I was brought up not enjoying some of those things people of my age
enjoyed. I used a pair of shoes for years, patched my school skirts on
different places, and shared a bottle of coke with my sister. My dad did
his best in his own little way, but we wished things were different
from what they were. My parents did love each other no doubt; but they
had their terrible moments. Who says money is not relevant in terms of
building a happy home? My dad gave my mum all the affection and love a
woman could ever ask for; but not so when it came to providing the best
things money could buy.
Who says you can’t have it all; money, love, and happiness? That was
the exact question my mum asked me the very day I completed my secondary
education in Aba. She advised me not to marry based on love alone
because she no longer considered that to be enough in marriage. She
advised me to be careful when choosing a man to settle down with as my
happiness in the future depended heavily on taking the right decisions. I
didn’t ignore her words that morning, and moved swiftly to ask God to
bring me the man that would provide all I needed to be happy my way.

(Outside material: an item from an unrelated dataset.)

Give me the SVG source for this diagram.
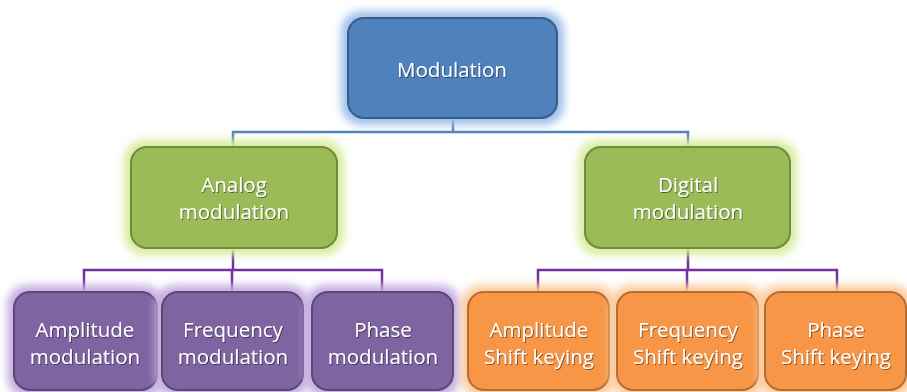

From then on, every man that came my way was viewed from material
perspective alone. It had to be money or what you can provide before
love. Love didn’t matter much because it won’t guarantee or put food on
my table when I wake up in the morning or before I go to bed every
night. Love did sustain my parents for over twenty years; but not
without fighting over money for food, clothes, and other domestic
necessities.
My wish or prayer for a rich husband did come to pass as my parents
eventually gave my hand in marriage to Okechukwu a few years after my
mum asked me that question. Though, my dad was a bit sceptical about the
man I wanted to get married to at first; my mum was able to convince
him. Okechukwu and I got married and immediately relocated to Port
Harcourt where he continued his business (he sells auto spare parts).

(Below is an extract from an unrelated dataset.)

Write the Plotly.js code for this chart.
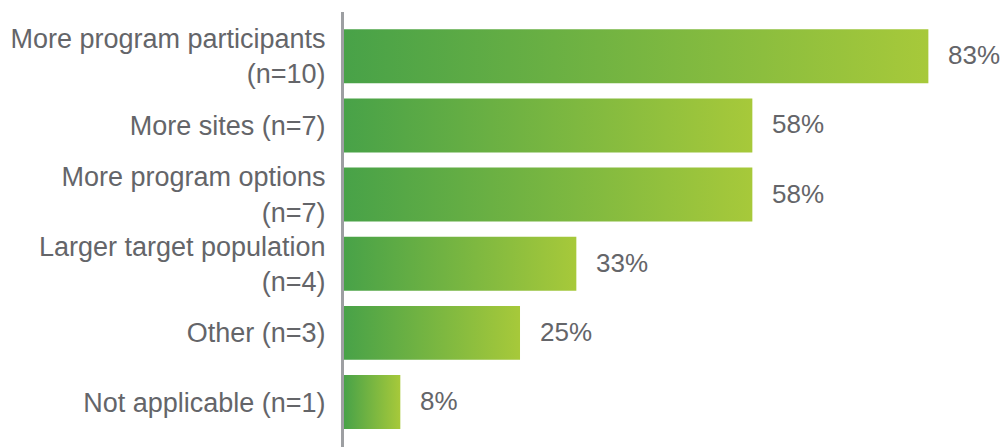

Okechukwu was unable to complete his secondary education before
dropping out of school; but this was not a problem for me at first. I
just wanted a man who could provide for my basic needs, and extend a
hand of benevolence to my parents as well; and I found one in him. Well,
I also didn’t conclude my education because I didn’t go back for my HND
program due to lack of money. My parents were able to extract a promise
from my husband that he would help me complete my education as soon as
we settled down. He did fulfil his promise though, as he successfully
secured a place for me to start my HND program. However, securing me a
place in the polytechnic didn’t come on a platter as my husband insisted
that I had to go to school everyday with his sister hanging around the
school premises to watch and track my movements. He did this because of
some of the stories flying around about how undergraduate live their
lives while on campus. It got to a stage when I couldn’t take it anymore
and had to complain. He said I either do it his own way or forget about
going to school again. Finally I bowed to his wish and continued going
to school with an escort; but that was only the beginning of things to
come.
The problem with my husband is that he is way too jealous and is
always on my case because he feels that my decision to return to school
is a threat to him as a man. Things are beginning to get out of hand
because even with all the beautiful furniture, nice and quiet apartment,
and cosy environment; there is nothing to be happy about. I can’t go
out on my own I can’t make or receive calls without my husband getting
jealous, and I can’t even spend a few minutes longer than necessary
without having to face a panel at home. I am 4 months pregnant as I
write this; and yet my husband treats me like a nobody just because he
can’t seem to tame his jealousy. My fear is, if Okechukwu is doing all
these now that I am still in my first semester of HND1; what happens
when I graduate and want to go for my youth service? My husband calls my
family all sought of names because he feels he spent above his
expectations during our traditional marriage. I am just fed up, and I
feel like running away from this slavery that is called marriage.
Dear readers, please what should I do? I know I had a have a hand in
what is happening to me; but is there nothing I can do to bring peace,
love, and happiness to my home? Please I need your advice.